Statement by Michelle Bachelet, UN High Commissioner for Human Rights
Geneva, 30 June 2020
I now present the oral report on the Rohingya people of Myanmar requested by the Council in resolution A/HRC/S-27/1 of December 2017.
Regrettably, I must once again report that the human rights situation for Rohingyas in Rakhine State has not improved, and that conditions for their safe, dignified and sustainable return from Bangladesh are still not in place.
During the Council’s 43rd session, I presented a comprehensive report on the root causes of the violations and abuses suffered by the Rohingyas and other ethnic minorities in Myanmar. The report noted that discrimination and exclusion against these groups have been the hallmark of the laws and policies of Myanmar for over half a century. The ongoing armed conflict in Rakhine, which is affecting all communities, combined with the absence of a conducive environment for a voluntary, safe, dignified and sustainable return, have further exacerbated the Rohingyas’ vulnerability.
Restrictions on humanitarian access and freedom of movement linked to the COVID-19 pandemic have further exacerbated this situation. While I commend Myanmar for containing the virus to date, I appeal to the Government to respect the Secretary-General’s call for a global ceasefire, end the intensifying armed conflict in Rakhine State, and address root causes that have prevented Rohingya returns since 2017.

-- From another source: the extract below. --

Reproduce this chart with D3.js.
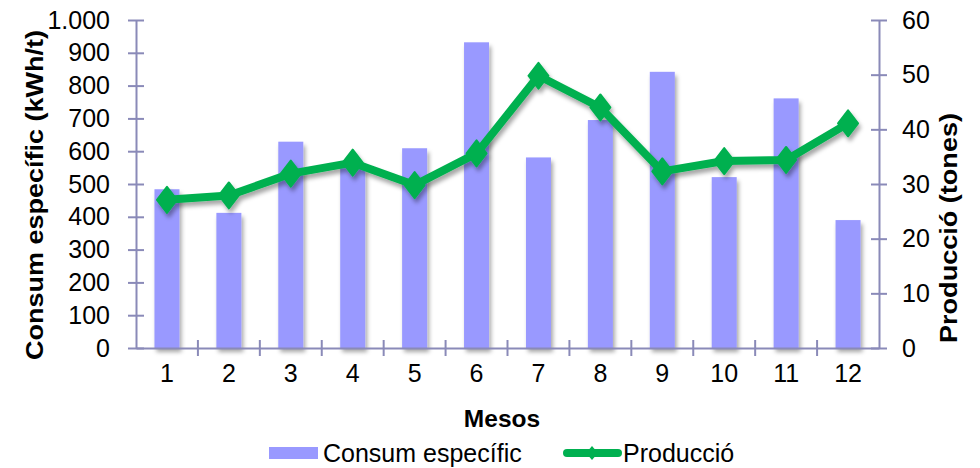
<!DOCTYPE html>
<html>
<head>
<meta charset="utf-8">
<script src="https://cdn.jsdelivr.net/npm/d3@7"></script>
<style>
  html, body { margin: 0; padding: 0; background: #fff; }
  svg { display: block; font-family: "Liberation Sans", Arial, sans-serif; }
</style>
</head>
<body>
<svg id="chart" width="980" height="468"></svg>
<script>
// Monthly data
const months = ["1", "2", "3", "4", "5", "6", "7", "8", "9", "10", "11", "12"];
const consum = [484, 412, 629, 550, 609, 932, 581, 695, 842, 521, 761, 390];      // kWh/t
const produccio = [27.1, 27.9, 31.9, 33.9, 29.8, 35.6, 49.8, 44.0, 32.3, 34.2, 34.4, 41.1]; // tones
const leftTicks = [0, 100, 200, 300, 400, 500, 600, 700, 800, 900, 1000];
const rightTicks = [0, 10, 20, 30, 40, 50, 60];

const svg = d3.select("#chart");
const plotLeft = 136, plotRight = 879, plotTop = 20, plotBottom = 348;
const axisColor = "#8a8ab8";
const barColor = "#9999ff";
const lineColor = "#00b050";

const defs = svg.append("defs");
const sh = defs.append("filter").attr("id", "shadow")
  .attr("x", "-20%").attr("y", "-20%").attr("width", "140%").attr("height", "140%");
sh.append("feDropShadow").attr("dx", 2).attr("dy", 4).attr("stdDeviation", 2)
  .attr("flood-color", "#000").attr("flood-opacity", 0.35);

const xb = d3.scaleBand().domain(months).range([plotLeft, plotRight]);
const yL = d3.scaleLinear().domain([0, 1000]).range([plotBottom, plotTop]);
const yR = d3.scaleLinear().domain([0, 60]).range([plotBottom, plotTop]);
const cx = m => xb(m) + xb.bandwidth() / 2;

// Bars
svg.append("g").attr("filter", "url(#shadow)")
  .selectAll("rect").data(consum).join("rect")
  .attr("x", (d, i) => cx(months[i]) - 12.5)
  .attr("width", 25)
  .attr("y", d => yL(d))
  .attr("height", d => plotBottom - yL(d))
  .attr("fill", barColor);

// Axes
const fmt = d => d === 1000 ? "1.000" : String(d);
const gL = svg.append("g").attr("transform", `translate(${plotLeft},0)`)
  .call(d3.axisLeft(yL).tickValues(leftTicks).tickFormat(fmt).tickSizeInner(8).tickSizeOuter(0).tickPadding(18));
const gR = svg.append("g").attr("transform", `translate(${plotRight},0)`)
  .call(d3.axisRight(yR).tickValues(rightTicks).tickSizeInner(8).tickSizeOuter(0).tickPadding(15));
const gX = svg.append("g").attr("transform", `translate(0,${plotBottom})`)
  .call(d3.axisBottom(xb).tickSize(0).tickPadding(16));

[gL, gR, gX].forEach(g => {
  g.select(".domain").attr("stroke", axisColor).attr("stroke-width", 2);
  g.selectAll(".tick line").attr("stroke", axisColor).attr("stroke-width", 2);
  g.selectAll("text").attr("fill", "#000").style("font-size", "25px");
});
// value-axis ticks cross the axis line
gL.selectAll(".tick line").attr("x1", 8);
gR.selectAll(".tick line").attr("x1", -8);
// category boundary ticks
svg.append("g").selectAll("line").data(months.slice(1)).join("line")
  .attr("x1", d => xb(d)).attr("x2", d => xb(d))
  .attr("y1", plotBottom - 8).attr("y2", plotBottom + 8)
  .attr("stroke", axisColor).attr("stroke-width", 2);

// Line with diamond markers
const line = d3.line()
  .x((d, i) => cx(months[i]))
  .y(d => yR(d));
const gLine = svg.append("g").attr("filter", "url(#shadow)");
gLine.append("path").datum(produccio)
  .attr("d", line).attr("fill", "none")
  .attr("stroke", lineColor).attr("stroke-width", 8)
  .attr("stroke-linejoin", "round").attr("stroke-linecap", "round");
gLine.selectAll("path.marker").data(produccio).join("path")
  .attr("class", "marker")
  .attr("transform", (d, i) => `translate(${cx(months[i])},${yR(d)})`)
  .attr("d", "M0,-13L10,0L0,13L-10,0Z")
  .attr("fill", lineColor).attr("stroke", lineColor).attr("stroke-width", 2)
  .attr("stroke-linejoin", "round");

// Axis titles
svg.append("text").attr("transform", `translate(43,195) rotate(-90)`)
  .attr("text-anchor", "middle").style("font-size", "24px").style("font-weight", "bold")
  .attr("textLength", 330).attr("lengthAdjust", "spacingAndGlyphs")
  .text("Consum específic (kWh/t)");
svg.append("text").attr("transform", `translate(957,228) rotate(-90)`)
  .attr("text-anchor", "middle").style("font-size", "24px").style("font-weight", "bold")
  .attr("textLength", 230).attr("lengthAdjust", "spacingAndGlyphs")
  .text("Producció (tones)");
svg.append("text").attr("x", 502).attr("y", 427)
  .attr("text-anchor", "middle").style("font-size", "24.5px").style("font-weight", "bold")
  .text("Mesos");

// Legend
const lg = svg.append("g");
lg.append("rect").attr("x", 269).attr("y", 447).attr("width", 49).attr("height", 12).attr("fill", barColor);
lg.append("text").attr("x", 323).attr("y", 462).style("font-size", "25px").text("Consum específic");
lg.append("line").attr("x1", 567).attr("x2", 618).attr("y1", 453).attr("y2", 453)
  .attr("stroke", lineColor).attr("stroke-width", 8).attr("stroke-linecap", "round");
lg.append("path").attr("transform", "translate(592,453)").attr("d", "M0,-7L6,0L0,7L-6,0Z").attr("fill", lineColor);
lg.append("text").attr("x", 623).attr("y", 462).style("font-size", "25px").text("Producció");
</script>
</body>
</html>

In Rakhine and Chin States, the civilian population, including several minority communities, continue to bear the brunt of an intensifying armed conflict between the military, known as the Tatmadaw, and the Arakan Army. Just this weekend, the Tatmadaw launched a so-called “clearance operation” in the Kyauktan area of Rathedaung township in Rakhine. Residents were told to leave their homes as, “anybody left behind would be considered [Arakan Army]”. Estimates indicate as many as 10,000 residents have already fled as the Tatmadaw advanced and heavy fighting commenced. I call on the Tatmadaw to extend the ceasefire already in place elsewhere in the country to Rakhine and Chin states, and to cease immediately these “clearance operations”.
My Office has been documenting a pattern of serious violations of human rights and international humanitarian law, including airstrikes, shelling of civilian areas, and the destruction and burning of villages in other areas. Last month, the Tatmadaw reportedly burned large areas of Buthidaung township where Rohingyas lived before 2017. According to eyewitnesses and satellite images, areas where up to a dozen Rohingya villages once stood, lay in ashes.
These villages were not only the homes Rohingya refugees hoped to return to; they also constituted evidence of what happened in 2017. Only five months ago, the International Court of Justice issued an order to prevent the destruction of evidence of allegations of genocide. It is imperative that Myanmar take immediate and urgent measures to cease reckless military operations, and to preserve what remains in those areas.
The Rohingya refugee crisis has effectively become protracted, with no solution in sight. Myanmar’s Government should take immediate steps to address this chronic situation, including by amending the 1982 Citizenship Law and restoring Rohingya citizenship.
Myanmar continues to impose National Verification Cards on the Rohingya – a document which denies their citizenship, leaving them stateless and restricting their access to basic services or free movement. This situation should be resolved prior to this year’s general elections, so that the Rohingyas’ rights to stand for public office and to vote can be restored.
Recently, the Government released hundreds of Rohingya people who had been imprisoned for traveling outside Rakhine. I hope this measure is a step towards restoring their freedom of movement and that more action by the Government to address root causes of discrimination against the Rohingya will be forthcoming.
The COVID-19 pandemic further aggravates the suffering of Rohingya refugees. Reports of dozens of cases in refugee camps in Bangladesh expose the vulnerability of hundreds of thousands of people living in such cramped conditions. I am also seriously concerned about the fate of Rohingya people currently on vessels stranded at sea. I call on all relevant Member States and regional mechanisms to take action to protect these people’s lives.
Regarding investigations and accountability, I note that Myanmar’s national Commission of Enquiry has delivered its report on the 2017 violence to the Government – but its full text is still not public. This commission’s independence, and the credibility of its investigation, have long been in doubt. I urge the Government to publish the report and to cooperate with international accountability mechanisms.
In this context, I note that Myanmar’s President has issued a number of decrees following the International Court of Justice’s provisional measures. It is time, now, to fully translate these decrees into concrete actions. The fighting in Rakhine must end; civilians must be protected; evidence of serious violations must be preserved.
Resolution A/HRC/S-27/1 sought a comprehensive solution to the Rohingya crisis within three years. Two and a half years later, conditions in Rakhine remain bleak. It is time for that situation to change. The international community, including my Office, stands ready to support real efforts to resolve the crisis, ensure sustainable peace and development for all communities and allow Myanmar’s Rohingya to return home in safety and dignity.